# Calculate R and C in Envelope Detector Circuit (AM Modulation)

• Engineering
• lottotlyl
In summary, the conversation discusses the addition of impedance in parallel of a capacitor and resistor and Ohm's law for the relationship between input carrier and modulation frequencies. The main focus is on finding the best time constant for the circuit to smooth out the output while still being able to detect variations in the carrier amplitude. The proposed solution is to choose a time constant that results in a 3dB decrease in modulation amplitude at the modulation frequency.

#### lottotlyl

Homework Statement
Calculate the values for R and C on the envelope detector given below. Explain the role of the diode, resistor, and capacitor on the demodulation of the AM signal.
Relevant Equations
Zc = -j/wC, R=V/I

1. Add impedance in parallel of capacitor and resistor
• Z_rc = 1/((-wC/j) + 1/R) = (jR)/(j-wRC)
2. Ohm's law for relationship of i_d, Z_rc, and Vo
• Vo = i_d * (jR)/(j-wRC)
Unsure how to do the rest?
Thanks.

What are input carrier and modulation frequencies?

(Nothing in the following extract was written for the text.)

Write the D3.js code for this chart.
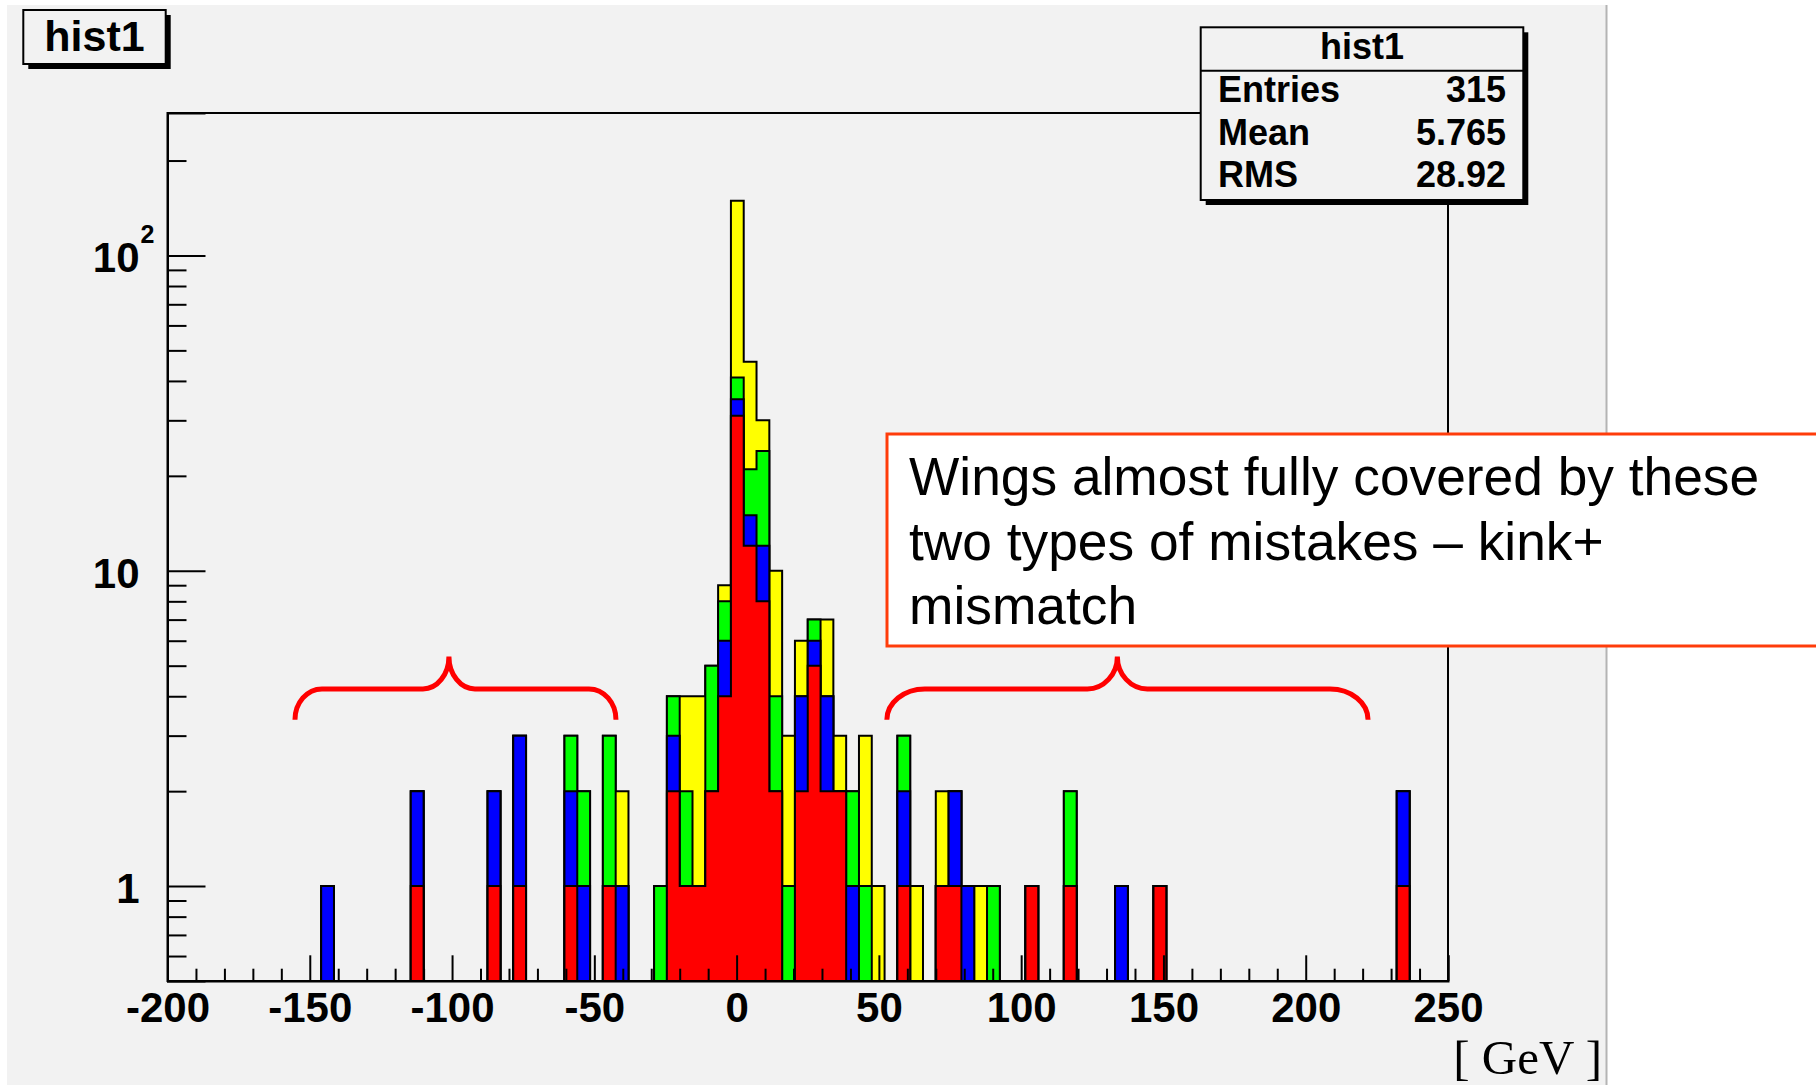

I think for this problem we are meant to assume w_c and w_m . Very theoretical.

lottotlyl said:
I think for this problem we are meant to assume w_c and w_m . Very theoretical.
OK.
Basic idea: the time costant should be large enough to smooth out the output as much as possible.
BUT - at the same time it must be small enough to see variations in the carrier amplitude if that amplitude is varied by the modulation signal.
So there's a tradeoff here. How about picking the time constant such that the modulaton amplitude is down 3dB at ## \omega_m ##? What would be the ripple output voltage given ## \omega_c ##?